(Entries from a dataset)
(begin)

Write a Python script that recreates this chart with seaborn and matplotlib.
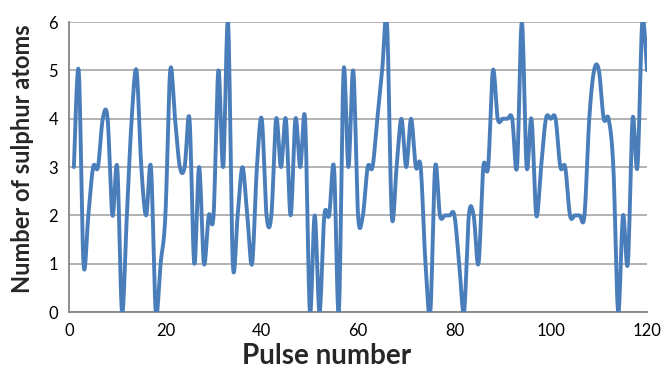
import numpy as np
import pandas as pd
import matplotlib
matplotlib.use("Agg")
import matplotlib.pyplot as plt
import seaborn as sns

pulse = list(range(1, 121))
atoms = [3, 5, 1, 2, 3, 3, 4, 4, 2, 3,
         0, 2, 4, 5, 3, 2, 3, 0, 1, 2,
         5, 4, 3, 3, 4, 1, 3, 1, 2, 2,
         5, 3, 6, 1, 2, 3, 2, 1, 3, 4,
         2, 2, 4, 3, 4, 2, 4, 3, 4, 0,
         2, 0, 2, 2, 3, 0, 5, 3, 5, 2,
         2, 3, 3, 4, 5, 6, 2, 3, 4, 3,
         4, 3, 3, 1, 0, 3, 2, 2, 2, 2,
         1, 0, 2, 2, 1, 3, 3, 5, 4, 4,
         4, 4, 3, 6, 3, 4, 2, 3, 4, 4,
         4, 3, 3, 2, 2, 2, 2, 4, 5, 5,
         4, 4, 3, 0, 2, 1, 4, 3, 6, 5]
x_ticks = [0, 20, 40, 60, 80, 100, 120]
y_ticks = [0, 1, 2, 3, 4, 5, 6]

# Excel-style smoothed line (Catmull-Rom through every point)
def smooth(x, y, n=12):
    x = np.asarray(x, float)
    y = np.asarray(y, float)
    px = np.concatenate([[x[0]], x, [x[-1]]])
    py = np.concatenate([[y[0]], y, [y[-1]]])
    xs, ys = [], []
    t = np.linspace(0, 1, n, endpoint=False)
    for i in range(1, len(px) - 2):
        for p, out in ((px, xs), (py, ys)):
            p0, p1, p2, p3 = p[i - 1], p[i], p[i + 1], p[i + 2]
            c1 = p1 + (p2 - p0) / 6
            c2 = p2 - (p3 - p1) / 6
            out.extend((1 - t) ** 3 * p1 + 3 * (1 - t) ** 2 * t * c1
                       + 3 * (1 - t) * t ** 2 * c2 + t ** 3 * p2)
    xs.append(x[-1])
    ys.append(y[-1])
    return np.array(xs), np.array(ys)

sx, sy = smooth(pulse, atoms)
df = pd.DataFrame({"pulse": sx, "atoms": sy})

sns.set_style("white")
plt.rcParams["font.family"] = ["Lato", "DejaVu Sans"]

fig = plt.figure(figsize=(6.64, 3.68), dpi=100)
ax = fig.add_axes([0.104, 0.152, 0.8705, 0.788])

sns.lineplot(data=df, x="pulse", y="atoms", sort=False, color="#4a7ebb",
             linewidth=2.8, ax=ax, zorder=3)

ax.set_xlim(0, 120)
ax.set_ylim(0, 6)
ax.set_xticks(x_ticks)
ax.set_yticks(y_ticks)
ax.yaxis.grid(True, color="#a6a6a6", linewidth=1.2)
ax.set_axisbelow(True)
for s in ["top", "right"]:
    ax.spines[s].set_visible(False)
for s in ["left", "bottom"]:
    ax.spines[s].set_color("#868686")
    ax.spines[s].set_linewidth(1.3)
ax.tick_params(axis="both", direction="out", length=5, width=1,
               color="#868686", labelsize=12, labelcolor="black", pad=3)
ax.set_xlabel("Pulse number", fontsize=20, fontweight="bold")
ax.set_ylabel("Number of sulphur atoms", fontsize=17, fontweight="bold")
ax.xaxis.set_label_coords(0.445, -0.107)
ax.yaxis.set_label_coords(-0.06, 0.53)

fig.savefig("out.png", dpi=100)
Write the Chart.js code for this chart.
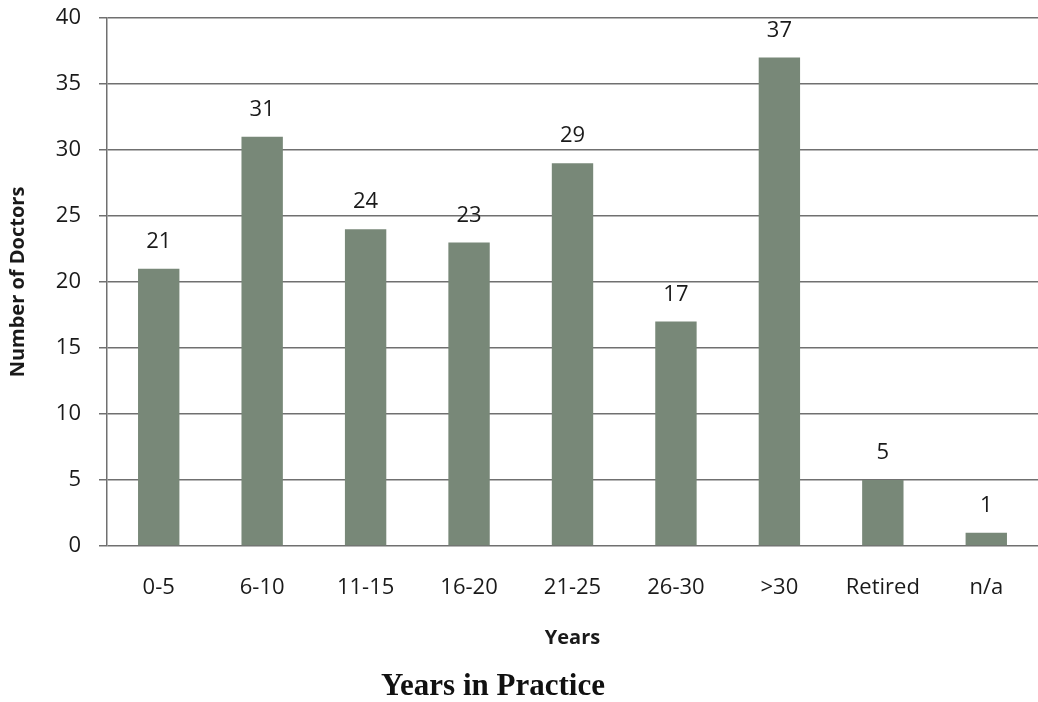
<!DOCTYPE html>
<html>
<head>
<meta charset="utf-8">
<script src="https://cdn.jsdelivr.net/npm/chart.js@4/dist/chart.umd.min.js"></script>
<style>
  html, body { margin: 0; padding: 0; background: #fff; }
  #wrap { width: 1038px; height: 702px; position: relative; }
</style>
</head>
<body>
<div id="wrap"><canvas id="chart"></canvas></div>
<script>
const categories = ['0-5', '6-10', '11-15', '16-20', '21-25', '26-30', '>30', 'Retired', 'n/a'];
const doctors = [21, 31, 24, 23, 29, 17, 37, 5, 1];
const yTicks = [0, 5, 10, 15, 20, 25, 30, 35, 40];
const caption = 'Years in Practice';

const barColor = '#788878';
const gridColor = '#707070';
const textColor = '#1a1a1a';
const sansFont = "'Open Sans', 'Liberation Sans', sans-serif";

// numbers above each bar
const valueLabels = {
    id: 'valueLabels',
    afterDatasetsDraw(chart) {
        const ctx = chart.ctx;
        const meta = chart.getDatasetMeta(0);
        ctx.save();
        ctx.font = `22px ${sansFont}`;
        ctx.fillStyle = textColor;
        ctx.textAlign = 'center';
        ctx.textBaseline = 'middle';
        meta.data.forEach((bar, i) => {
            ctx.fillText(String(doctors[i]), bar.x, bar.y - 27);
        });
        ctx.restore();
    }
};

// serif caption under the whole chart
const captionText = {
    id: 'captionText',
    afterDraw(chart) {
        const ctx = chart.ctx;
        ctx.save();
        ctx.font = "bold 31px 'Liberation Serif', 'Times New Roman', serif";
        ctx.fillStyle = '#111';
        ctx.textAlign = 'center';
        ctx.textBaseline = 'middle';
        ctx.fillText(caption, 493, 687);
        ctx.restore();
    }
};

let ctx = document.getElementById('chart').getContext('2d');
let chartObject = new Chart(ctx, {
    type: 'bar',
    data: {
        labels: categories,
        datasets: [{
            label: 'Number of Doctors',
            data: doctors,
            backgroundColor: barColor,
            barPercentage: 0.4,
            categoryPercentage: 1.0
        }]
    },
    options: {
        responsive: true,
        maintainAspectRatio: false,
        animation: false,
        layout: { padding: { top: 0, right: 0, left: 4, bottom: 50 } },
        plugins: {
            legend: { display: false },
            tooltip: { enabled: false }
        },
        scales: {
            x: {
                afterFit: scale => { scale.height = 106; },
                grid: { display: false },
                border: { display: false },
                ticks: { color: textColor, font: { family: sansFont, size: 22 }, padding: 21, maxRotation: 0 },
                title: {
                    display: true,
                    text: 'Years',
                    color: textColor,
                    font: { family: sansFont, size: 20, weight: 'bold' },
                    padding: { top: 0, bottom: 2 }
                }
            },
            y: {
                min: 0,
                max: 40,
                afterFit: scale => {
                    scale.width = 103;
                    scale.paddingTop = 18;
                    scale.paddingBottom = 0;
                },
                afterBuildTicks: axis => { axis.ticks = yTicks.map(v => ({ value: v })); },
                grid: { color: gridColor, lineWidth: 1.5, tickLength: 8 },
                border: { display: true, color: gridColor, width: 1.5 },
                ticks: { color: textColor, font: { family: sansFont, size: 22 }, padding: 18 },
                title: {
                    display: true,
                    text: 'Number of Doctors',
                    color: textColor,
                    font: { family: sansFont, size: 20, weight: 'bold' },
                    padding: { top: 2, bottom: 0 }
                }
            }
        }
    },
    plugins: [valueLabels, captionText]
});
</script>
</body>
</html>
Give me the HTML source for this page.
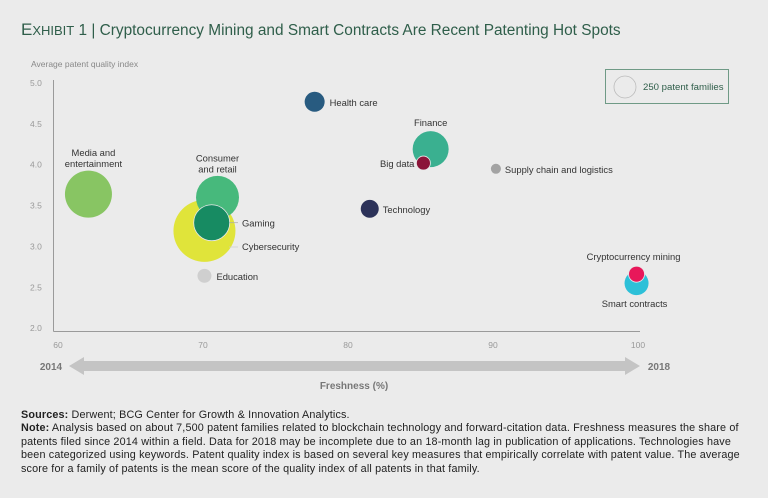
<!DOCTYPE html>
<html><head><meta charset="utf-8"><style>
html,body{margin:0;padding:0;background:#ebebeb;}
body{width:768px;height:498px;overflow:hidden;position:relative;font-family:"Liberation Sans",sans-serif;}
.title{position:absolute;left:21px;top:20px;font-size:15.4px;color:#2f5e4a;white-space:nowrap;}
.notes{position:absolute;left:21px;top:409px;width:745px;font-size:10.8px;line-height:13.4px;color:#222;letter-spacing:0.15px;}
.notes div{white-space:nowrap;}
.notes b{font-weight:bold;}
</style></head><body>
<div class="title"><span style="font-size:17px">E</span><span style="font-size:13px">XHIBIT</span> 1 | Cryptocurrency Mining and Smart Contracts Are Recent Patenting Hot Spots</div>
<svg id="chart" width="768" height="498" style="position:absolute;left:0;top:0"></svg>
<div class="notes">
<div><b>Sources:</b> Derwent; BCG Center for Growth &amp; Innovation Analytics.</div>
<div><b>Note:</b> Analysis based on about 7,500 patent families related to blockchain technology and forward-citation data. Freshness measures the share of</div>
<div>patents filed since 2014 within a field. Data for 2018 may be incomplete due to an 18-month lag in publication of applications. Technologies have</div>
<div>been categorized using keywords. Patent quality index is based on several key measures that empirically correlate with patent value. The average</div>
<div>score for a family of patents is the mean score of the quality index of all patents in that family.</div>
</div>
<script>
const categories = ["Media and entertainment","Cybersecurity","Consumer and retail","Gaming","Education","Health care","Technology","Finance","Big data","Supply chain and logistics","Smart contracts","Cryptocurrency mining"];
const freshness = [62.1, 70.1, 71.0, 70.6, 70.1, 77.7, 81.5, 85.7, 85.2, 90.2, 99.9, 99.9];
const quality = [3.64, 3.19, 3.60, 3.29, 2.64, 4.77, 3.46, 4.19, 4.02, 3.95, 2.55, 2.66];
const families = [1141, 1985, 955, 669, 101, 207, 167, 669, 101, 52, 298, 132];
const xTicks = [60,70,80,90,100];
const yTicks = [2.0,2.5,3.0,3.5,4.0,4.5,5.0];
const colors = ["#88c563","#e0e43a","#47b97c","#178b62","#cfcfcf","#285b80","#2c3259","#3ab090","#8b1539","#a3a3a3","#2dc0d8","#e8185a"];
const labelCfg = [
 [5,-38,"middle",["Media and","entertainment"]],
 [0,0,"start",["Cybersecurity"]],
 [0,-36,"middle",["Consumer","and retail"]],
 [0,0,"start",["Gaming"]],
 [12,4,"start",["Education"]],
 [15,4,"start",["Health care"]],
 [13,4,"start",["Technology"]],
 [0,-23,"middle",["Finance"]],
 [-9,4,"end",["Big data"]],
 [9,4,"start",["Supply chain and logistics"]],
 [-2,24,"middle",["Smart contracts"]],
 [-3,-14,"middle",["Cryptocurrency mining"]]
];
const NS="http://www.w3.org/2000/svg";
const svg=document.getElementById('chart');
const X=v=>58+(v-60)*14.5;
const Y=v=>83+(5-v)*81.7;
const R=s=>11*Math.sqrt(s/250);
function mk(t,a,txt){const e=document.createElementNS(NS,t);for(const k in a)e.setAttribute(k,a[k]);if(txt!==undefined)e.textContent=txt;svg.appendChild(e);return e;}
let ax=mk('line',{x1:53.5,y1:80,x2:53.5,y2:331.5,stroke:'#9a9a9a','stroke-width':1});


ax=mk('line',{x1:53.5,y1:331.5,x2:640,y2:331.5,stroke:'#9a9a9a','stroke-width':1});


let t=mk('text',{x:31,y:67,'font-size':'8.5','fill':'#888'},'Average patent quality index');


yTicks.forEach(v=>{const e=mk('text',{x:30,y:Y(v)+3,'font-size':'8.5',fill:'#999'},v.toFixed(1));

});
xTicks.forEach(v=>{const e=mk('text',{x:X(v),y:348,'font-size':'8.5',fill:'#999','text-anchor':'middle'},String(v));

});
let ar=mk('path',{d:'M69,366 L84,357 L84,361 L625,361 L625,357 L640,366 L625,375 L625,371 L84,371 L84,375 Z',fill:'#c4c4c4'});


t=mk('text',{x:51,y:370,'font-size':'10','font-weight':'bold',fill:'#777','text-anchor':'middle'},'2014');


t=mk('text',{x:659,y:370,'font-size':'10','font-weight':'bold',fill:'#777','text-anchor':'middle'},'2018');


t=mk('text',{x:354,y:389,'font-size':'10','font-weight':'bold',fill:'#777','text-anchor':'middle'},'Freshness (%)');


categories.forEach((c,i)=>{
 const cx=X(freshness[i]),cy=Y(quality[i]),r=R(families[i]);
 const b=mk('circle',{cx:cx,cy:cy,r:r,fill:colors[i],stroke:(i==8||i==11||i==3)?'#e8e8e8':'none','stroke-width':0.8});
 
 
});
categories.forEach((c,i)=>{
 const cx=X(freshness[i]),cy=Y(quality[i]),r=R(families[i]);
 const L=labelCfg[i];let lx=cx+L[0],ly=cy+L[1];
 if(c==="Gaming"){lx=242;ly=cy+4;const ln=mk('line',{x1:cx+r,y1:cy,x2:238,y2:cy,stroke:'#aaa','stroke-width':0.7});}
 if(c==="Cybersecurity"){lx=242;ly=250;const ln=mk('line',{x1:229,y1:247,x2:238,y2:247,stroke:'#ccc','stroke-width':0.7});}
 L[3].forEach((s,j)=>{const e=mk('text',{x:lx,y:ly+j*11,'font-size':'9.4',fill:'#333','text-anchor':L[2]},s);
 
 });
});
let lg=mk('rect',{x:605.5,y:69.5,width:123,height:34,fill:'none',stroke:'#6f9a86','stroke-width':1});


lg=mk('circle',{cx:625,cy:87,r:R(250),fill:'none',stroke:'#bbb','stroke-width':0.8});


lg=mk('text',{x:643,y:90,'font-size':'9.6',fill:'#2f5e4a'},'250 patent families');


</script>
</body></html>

(end)

AIM OF THE TASK:
Repeat the lines exactly as they stand, from the opening line of the data through the line with "y_ticks = [0, 1, 2, 3, 4, 5, 6]". Pictures stay out of the copy.

OUTPUT FOR THIS TASK:
Write a Python script that recreates this chart with seaborn and matplotlib.
import numpy as np
import pandas as pd
import matplotlib
matplotlib.use("Agg")
import matplotlib.pyplot as plt
import seaborn as sns

pulse = list(range(1, 121))
atoms = [3, 5, 1, 2, 3, 3, 4, 4, 2, 3,
         0, 2, 4, 5, 3, 2, 3, 0, 1, 2,
         5, 4, 3, 3, 4, 1, 3, 1, 2, 2,
         5, 3, 6, 1, 2, 3, 2, 1, 3, 4,
         2, 2, 4, 3, 4, 2, 4, 3, 4, 0,
         2, 0, 2, 2, 3, 0, 5, 3, 5, 2,
         2, 3, 3, 4, 5, 6, 2, 3, 4, 3,
         4, 3, 3, 1, 0, 3, 2, 2, 2, 2,
         1, 0, 2, 2, 1, 3, 3, 5, 4, 4,
         4, 4, 3, 6, 3, 4, 2, 3, 4, 4,
         4, 3, 3, 2, 2, 2, 2, 4, 5, 5,
         4, 4, 3, 0, 2, 1, 4, 3, 6, 5]
x_ticks = [0, 20, 40, 60, 80, 100, 120]
y_ticks = [0, 1, 2, 3, 4, 5, 6]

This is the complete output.